In Canada, Tilray holds the number one cannabis market share position with 8.3% market share in the second quarter. During the quarter, it widened its lead over the next-largest licensed producer to 176 basis points.

The company would consider acquisitions in the cannabis sector in Canada, he said.

Tilray ended the quarter with $433.5 million in cash and securities.

Tilray’s second-quarter loss of $61.64 million, or 11 cents a share, came after it reported net income of $5.8 million, or breakeven per share, in the year-ago quarter.

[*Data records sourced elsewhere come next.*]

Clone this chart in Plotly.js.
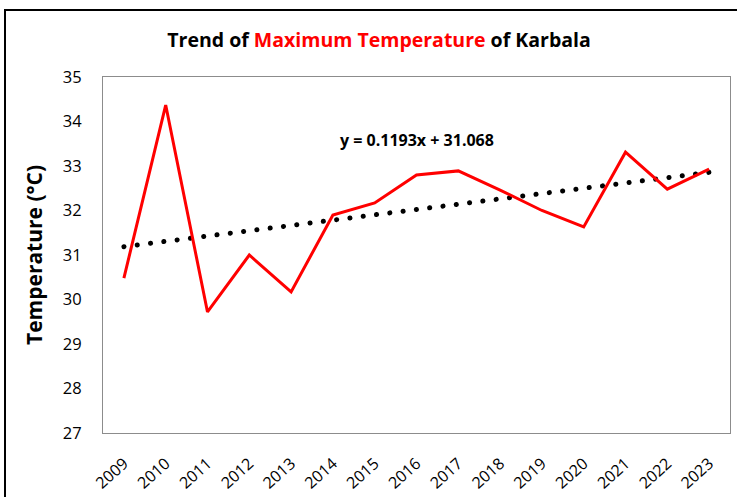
<!DOCTYPE html>
<html>
<head>
<meta charset="utf-8">
<script src="https://cdn.plot.ly/plotly-3.0.1.min.js"></script>
<style>
html,body{margin:0;padding:0;background:#fff;}
#chart{width:737px;height:497px;}
</style>
</head>
<body>
<div id="chart"></div>
<script>
const years = ["2009","2010","2011","2012","2013","2014","2015","2016","2017","2018","2019","2020","2021","2022","2023"];
const maxTemp = [30.48, 34.37, 29.72, 31.0, 30.17, 31.9, 32.17, 32.8, 32.89, 32.46, 32.0, 31.63, 33.31, 32.48, 32.93];
const trendSlope = 0.1193;
const trendIntercept = 31.068;
const trendLabel = "y = 0.1193x + 31.068";
const yTicks = [27, 28, 29, 30, 31, 32, 33, 34, 35];

const trendVals = years.map((_, i) => trendSlope * (i + 1) + trendIntercept);

const FONT = "Open Sans, Noto Sans, sans-serif";

const traces = [
  {
    x: years, y: trendVals, type: "scatter", mode: "lines",
    line: {color: "#000000", width: 5, dash: "1px,12px"},
    hoverinfo: "skip", name: "trend"
  },
  {
    x: years, y: maxTemp, type: "scatter", mode: "lines",
    line: {color: "#ff0000", width: 3},
    name: "Max"
  }
];

const L = 103, R = 7, T = 77, B = 64;
const W = 737 - L - R, H = 497 - T - B;

const layout = {
  width: 737, height: 497,
  margin: {l: L, r: R, t: T, b: B, pad: 0},
  paper_bgcolor: "#ffffff", plot_bgcolor: "#ffffff",
  showlegend: false,
  font: {family: FONT, color: "#000000"},
  title: {
    text: "<b>Trend of <span style='color:#ff0000'>Maximum Temperature</span> of Karbala</b>",
    font: {family: FONT, size: 19.5, color: "#000000"},
    x: 379 / 737, xanchor: "center", xref: "container",
    y: 1 - 40 / 497, yanchor: "middle", yref: "container"
  },
  xaxis: {
    type: "category",
    range: [-0.5, 14.5],
    tickangle: -42,
    tickfont: {family: FONT, size: 16, color: "#000000"},
    showgrid: false, zeroline: false,
    showline: true, linecolor: "#8c8c8c", linewidth: 1, mirror: true,
    ticks: "", ticklabelstandoff: 14,
    fixedrange: true
  },
  yaxis: {
    range: [27, 35],
    tickvals: yTicks,
    ticktext: yTicks.map(String),
    tickfont: {family: FONT, size: 16.5, color: "#000000"},
    showgrid: false, zeroline: false,
    showline: true, linecolor: "#8c8c8c", linewidth: 1, mirror: true,
    ticks: "", ticklabelstandoff: 17,
    title: {text: "<b>Temperature (°C)</b>", font: {family: FONT, size: 21, color: "#000000"}, standoff: 14},
    fixedrange: true
  },
  annotations: [
    {
      text: "<b>" + trendLabel + "</b>",
      xref: "paper", yref: "paper",
      x: (417 - L) / W, y: 1 - (140 - T) / H,
      xanchor: "center", yanchor: "middle",
      showarrow: false,
      font: {family: FONT, size: 16, color: "#000000"}
    }
  ],
  shapes: [
    {
      type: "rect", xref: "paper", yref: "paper",
      x0: (5 - L) / W, x1: (760 - L) / W,
      y0: 1 - (520 - T) / H, y1: 1 + (T - 10) / H,
      line: {color: "#000000", width: 2}, fillcolor: "rgba(0,0,0,0)", layer: "below"
    }
  ]
};

Plotly.newPlot("chart", traces, layout, {displayModeBar: false, staticPlot: true}).then(() => {
  const paths = document.querySelectorAll(".scatterlayer .trace")[0].querySelectorAll("path.js-line");
  paths.forEach(p => {
    p.style.strokeLinecap = "round";
    p.style.strokeDasharray = "0.1px,13.3px";
  });
});
</script>
</body>
</html>
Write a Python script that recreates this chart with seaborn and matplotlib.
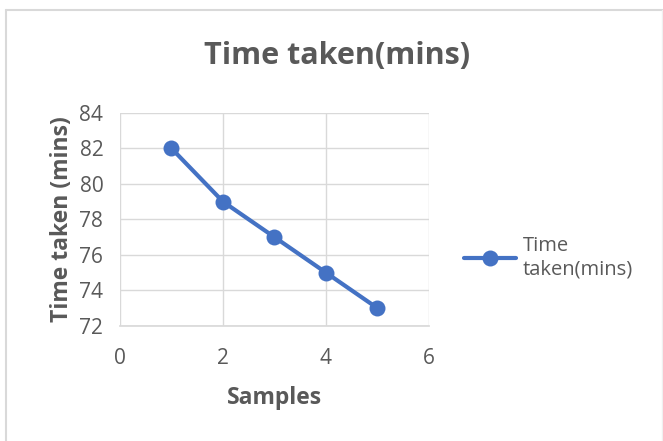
import matplotlib
matplotlib.use("Agg")
import matplotlib.pyplot as plt
import seaborn as sns
import pandas as pd
from matplotlib.lines import Line2D

samples = [1, 2, 3, 4, 5]
time_taken = [82, 79, 77, 75, 73]
x_ticks = [0, 2, 4, 6]
y_ticks = [72, 74, 76, 78, 80, 82, 84]
title = "Time taken(mins)"
series_name = "Time\ntaken(mins)"

sns.set_theme(style="whitegrid")
plt.rcParams['font.family'] = ['Open Sans', 'DejaVu Sans']

df = pd.DataFrame({"Samples": samples, "Time": time_taken})

fig = plt.figure(figsize=(6.63, 4.41), dpi=100)
ax = fig.add_axes([0.181, 0.261, 0.466, 0.483])

blue = "#4472C4"
sns.lineplot(data=df, x="Samples", y="Time", ax=ax, color=blue, linewidth=3,
             marker="o", markersize=11.5, markeredgecolor=blue, markeredgewidth=0)

ax.set_xlim(0, 6)
ax.set_ylim(72, 84)
ax.set_xticks(x_ticks)
ax.set_yticks(y_ticks)
ax.grid(True, color="#D9D9D9", linewidth=1)
for s in ax.spines.values():
    s.set_visible(False)
ax.spines['bottom'].set_visible(True)
ax.spines['bottom'].set_color("#D9D9D9")
ax.tick_params(axis='both', length=0, labelsize=15, labelcolor="#595959")
ax.tick_params(axis='x', pad=16)
ax.tick_params(axis='y', pad=12)
ax.set_xlabel("Samples", fontsize=16.5, fontweight="bold", color="#595959", labelpad=12)
ax.set_ylabel("Time taken (mins)", fontsize=16.5, fontweight="bold", color="#595959", labelpad=4)

fig.text(0.508, 0.872, title, ha="center", va="center", fontsize=22,
         fontweight="bold", color="#595959")

handle = Line2D([0], [0], color=blue, linewidth=3, marker="o", markersize=11.5,
                markeredgewidth=0)
fig.legend([handle], [series_name], loc="center left", bbox_to_anchor=(0.672, 0.415),
           frameon=False, fontsize=14.5, labelcolor="#595959", handlelength=2.6,
           handletextpad=0.35)

# chart border
fig.add_artist(Line2D([0.009, 0.009], [0.0, 0.977], color="#D9D9D9", linewidth=1.5,
                      transform=fig.transFigure))
fig.add_artist(Line2D([0.009, 1.0], [0.977, 0.977], color="#D9D9D9", linewidth=1.5,
                      transform=fig.transFigure))
fig.add_artist(Line2D([0.998, 0.998], [0.0, 0.977], color="#F0F0F0", linewidth=1,
                      transform=fig.transFigure))

fig.savefig("out.png", dpi=100, facecolor="white")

Adjusted losses totaled 6 cents a share, matching the analyst estimate in a survey by FactSet.

The company’s second-quarter net revenue fell to $144.14 million from $155.15 million in the year-ago period. On a constant currency basis, net revenue in the latest quarter totaled $157.6 million.

Tilray said it’s close to meeting its annualized cost savings target of $130 million. Simon did not provide a figure for the number of jobs it cut in the quarter, but said the company has a hiring freeze currently.

Tilray would also consider growing other types of products such as fruits or vegetables in its 3 million square feet of greenhouses if the opportunity presents itself, he said.

“We want full utilization of our assets that can generate cash,” he said.
“We’re out there looking to make sure we’re using every asset.”

He also sees more potential in Canada for drinks with THC.

“One day you’ll be able to walk into a bar in Canada and get a drink on draught or buy it at a liquor store rather than a cannabis dispensary,” he said.

Shares of Tilray fell 4.9% on Monday. The stock is down 56.3% in the past 12 months and up 4% so far in 2023. The Cannabis ETF THCX, +1.37% is down 67.3% in the past 12 months and ahead by 2.7% so far in 2023.